Eveline de Klerk
Swakopmund-Reparation negotiations with regard to the genocide committed by German colonial troops against the Ovaherero/Ovambanderu and Nama people are still selective, deceptive and undemocratic, as it excludes the affected people from the negotiations.
This is according to the chairperson of the Nama Traditional Leaders Association, Chief Seth Kooitjie, who was speaking at the tenth Ovaherero/Ovambanderu commemoration walk that took place at Swakopmund on Saturday.
A Nama delegation from the south also participated in this year’s event and joined the Ovaherero community as they walked through Swakopmund displaying posters condemning the German government for murdering and raping and keeping their forefathers and mothers in concentration camps in which of thousands are said to have died during the 1904-1908 genocide.
The policy of extermination of men, women and children, whether armed or unarmed, was initiated under the command of German General Lothar von Trotha, who issued the infamous ‘Extermination Orders’ against the Herero and Nama people.
A visibly displeased Kooitjie said ordinary Ovaherero, Nama and Ovambanderu people, whose forefathers were massacred by the German colonial troops, should not be excluded by government from the negotiations.
“How can you have talks about us without us? … Anything about us without us is against us,” Kooitjie said. According to the chief, negotiated conventions and treaties are based on the principle of full and effective participation of all affected stakeholders.
“Yet the negotiations in Namibia are still selective, deceptive and above all undemocratic. We cannot and will not entertain this. We should be part and parcel of the discussion, as it is about us and what our ancestors went through,” Kooitjie explained.

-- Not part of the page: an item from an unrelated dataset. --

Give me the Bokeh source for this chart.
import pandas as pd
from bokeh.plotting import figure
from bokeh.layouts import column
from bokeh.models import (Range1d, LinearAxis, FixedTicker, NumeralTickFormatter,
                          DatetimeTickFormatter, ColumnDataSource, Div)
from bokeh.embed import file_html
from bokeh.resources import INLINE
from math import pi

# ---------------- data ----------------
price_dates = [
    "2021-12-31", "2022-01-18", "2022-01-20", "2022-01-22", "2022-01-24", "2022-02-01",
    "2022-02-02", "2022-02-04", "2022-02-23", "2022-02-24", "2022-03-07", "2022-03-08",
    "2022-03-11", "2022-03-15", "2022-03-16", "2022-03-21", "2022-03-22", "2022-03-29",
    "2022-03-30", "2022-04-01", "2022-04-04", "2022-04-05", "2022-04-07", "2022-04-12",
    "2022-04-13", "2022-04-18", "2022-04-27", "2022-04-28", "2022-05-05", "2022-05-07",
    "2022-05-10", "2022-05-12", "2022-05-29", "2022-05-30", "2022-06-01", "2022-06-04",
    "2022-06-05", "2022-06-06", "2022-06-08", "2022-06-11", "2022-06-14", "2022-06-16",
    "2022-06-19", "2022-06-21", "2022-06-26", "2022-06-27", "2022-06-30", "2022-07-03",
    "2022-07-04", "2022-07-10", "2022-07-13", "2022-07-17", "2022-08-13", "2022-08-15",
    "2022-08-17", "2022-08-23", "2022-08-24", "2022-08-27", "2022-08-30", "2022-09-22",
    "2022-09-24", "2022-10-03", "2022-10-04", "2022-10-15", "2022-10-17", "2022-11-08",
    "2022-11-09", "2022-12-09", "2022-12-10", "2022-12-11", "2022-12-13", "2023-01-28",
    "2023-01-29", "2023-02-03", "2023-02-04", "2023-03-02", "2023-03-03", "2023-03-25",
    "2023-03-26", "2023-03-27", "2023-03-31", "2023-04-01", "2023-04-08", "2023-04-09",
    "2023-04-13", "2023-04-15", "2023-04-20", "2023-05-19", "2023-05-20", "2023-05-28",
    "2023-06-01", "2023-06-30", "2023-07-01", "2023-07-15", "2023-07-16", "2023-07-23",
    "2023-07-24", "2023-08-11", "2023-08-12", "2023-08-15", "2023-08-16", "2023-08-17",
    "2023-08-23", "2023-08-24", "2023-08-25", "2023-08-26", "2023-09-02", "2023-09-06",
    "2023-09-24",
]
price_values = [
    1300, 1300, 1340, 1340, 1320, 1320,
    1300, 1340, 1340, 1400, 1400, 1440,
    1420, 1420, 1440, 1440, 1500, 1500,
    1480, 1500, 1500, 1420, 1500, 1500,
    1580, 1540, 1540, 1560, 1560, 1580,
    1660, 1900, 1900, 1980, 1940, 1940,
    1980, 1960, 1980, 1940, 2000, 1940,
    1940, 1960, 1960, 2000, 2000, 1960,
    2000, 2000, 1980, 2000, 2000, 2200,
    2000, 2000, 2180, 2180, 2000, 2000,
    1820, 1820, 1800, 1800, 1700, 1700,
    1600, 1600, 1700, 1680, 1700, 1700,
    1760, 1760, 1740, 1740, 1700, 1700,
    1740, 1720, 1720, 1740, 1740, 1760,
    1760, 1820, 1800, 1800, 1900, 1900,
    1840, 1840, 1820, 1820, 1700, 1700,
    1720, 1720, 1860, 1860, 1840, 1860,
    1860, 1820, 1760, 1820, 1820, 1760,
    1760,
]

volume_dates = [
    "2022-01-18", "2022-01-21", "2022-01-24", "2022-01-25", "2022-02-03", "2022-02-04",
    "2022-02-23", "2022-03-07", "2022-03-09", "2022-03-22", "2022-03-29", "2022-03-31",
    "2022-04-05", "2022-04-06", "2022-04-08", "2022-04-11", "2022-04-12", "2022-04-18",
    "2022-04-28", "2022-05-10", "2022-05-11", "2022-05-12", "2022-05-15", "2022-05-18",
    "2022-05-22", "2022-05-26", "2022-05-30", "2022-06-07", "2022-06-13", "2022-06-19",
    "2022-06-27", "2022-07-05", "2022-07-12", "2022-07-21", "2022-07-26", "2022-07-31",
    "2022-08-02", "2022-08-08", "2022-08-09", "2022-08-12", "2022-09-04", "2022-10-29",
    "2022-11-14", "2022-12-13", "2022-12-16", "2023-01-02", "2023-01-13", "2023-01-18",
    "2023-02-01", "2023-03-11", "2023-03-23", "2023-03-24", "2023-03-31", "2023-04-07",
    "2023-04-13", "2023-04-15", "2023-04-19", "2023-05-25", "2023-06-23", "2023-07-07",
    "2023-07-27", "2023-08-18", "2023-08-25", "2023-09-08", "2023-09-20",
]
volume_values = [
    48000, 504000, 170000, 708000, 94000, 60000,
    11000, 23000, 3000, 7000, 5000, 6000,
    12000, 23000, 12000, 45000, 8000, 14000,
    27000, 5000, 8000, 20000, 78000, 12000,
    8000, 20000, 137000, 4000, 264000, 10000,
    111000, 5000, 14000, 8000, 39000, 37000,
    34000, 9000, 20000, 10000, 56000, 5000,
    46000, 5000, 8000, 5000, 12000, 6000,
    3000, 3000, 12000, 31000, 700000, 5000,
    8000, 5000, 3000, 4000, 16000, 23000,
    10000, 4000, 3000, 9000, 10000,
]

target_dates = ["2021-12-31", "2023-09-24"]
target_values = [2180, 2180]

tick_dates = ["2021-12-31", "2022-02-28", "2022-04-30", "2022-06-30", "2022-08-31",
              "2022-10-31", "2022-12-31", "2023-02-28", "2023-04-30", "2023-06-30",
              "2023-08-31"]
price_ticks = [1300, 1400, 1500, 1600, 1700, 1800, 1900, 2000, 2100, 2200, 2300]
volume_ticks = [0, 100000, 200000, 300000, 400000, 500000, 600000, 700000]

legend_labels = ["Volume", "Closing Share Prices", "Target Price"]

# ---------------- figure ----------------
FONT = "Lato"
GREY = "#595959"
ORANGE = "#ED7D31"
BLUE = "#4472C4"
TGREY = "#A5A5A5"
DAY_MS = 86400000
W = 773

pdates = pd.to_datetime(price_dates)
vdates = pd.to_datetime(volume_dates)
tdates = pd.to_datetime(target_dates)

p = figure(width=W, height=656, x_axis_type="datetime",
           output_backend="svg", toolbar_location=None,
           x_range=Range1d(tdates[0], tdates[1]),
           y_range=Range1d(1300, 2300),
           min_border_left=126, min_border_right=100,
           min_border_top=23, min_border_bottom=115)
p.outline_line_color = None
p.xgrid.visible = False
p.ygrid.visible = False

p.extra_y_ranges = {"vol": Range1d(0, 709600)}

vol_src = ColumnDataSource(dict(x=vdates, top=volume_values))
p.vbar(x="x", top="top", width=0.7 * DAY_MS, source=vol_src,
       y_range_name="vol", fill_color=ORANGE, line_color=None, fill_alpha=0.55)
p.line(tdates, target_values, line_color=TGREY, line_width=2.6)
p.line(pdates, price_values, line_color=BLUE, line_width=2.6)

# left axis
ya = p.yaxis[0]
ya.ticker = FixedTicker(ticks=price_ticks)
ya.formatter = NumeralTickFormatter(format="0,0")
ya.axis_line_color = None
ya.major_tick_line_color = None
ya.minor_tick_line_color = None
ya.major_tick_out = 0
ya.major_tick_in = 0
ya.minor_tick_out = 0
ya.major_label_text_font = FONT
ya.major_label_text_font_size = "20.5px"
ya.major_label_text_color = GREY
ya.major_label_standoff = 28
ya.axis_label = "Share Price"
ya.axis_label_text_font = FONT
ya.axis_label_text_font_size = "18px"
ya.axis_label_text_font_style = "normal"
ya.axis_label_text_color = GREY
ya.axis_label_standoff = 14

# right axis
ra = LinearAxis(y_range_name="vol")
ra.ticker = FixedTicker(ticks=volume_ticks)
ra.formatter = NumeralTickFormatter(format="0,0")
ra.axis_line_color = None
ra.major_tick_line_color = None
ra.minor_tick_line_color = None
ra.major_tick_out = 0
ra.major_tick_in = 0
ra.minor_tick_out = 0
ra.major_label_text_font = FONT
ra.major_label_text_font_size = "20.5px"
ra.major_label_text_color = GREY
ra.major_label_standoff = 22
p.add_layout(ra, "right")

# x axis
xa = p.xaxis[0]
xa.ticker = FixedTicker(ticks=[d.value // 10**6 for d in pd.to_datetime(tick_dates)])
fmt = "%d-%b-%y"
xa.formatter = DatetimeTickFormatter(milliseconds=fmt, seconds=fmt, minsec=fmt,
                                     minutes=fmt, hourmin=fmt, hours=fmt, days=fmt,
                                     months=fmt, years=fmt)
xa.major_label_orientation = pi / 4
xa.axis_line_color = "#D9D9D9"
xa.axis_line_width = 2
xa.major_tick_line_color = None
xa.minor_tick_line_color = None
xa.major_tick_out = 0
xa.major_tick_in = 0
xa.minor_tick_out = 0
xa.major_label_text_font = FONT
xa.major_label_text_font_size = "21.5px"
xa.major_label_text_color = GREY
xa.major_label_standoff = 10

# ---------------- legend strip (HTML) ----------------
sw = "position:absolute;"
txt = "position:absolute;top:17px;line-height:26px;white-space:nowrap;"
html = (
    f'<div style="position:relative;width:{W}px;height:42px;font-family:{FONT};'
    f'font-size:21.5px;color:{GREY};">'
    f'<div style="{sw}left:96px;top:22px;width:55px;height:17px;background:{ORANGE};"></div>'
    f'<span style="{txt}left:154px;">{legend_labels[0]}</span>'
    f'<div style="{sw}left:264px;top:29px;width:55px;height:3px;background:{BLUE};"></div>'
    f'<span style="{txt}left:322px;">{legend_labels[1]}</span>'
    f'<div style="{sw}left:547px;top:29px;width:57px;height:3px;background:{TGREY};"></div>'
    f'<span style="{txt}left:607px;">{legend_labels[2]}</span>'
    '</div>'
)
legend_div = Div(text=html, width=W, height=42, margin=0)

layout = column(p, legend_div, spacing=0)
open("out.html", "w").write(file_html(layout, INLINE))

He said the process before the appointment of the political committee to handle the genocide matter was also marred by unclear and deceptive methods, such as backdoor invites and in the selection of people to represent the interest of the affected community.
Kooitjie said the status and therefore the impact of the selected people and the bodies whereon they serve are not transparent and, hence, they are at best mere ‘saamlopers’ (fellow travellers) without any meaningful role in the negotiation process and beyond.
“From the beginning our interest is focussed on the pre-negotiation and post-negotiation responses of all counterparts. It is, therefore, important to us that the chain of events is communicated, so that the settlement is not a secret of the few insiders.
“All of the current developments already raised suspicion, because of the secretive nature of dealing with this matter,” Kooitjie charged.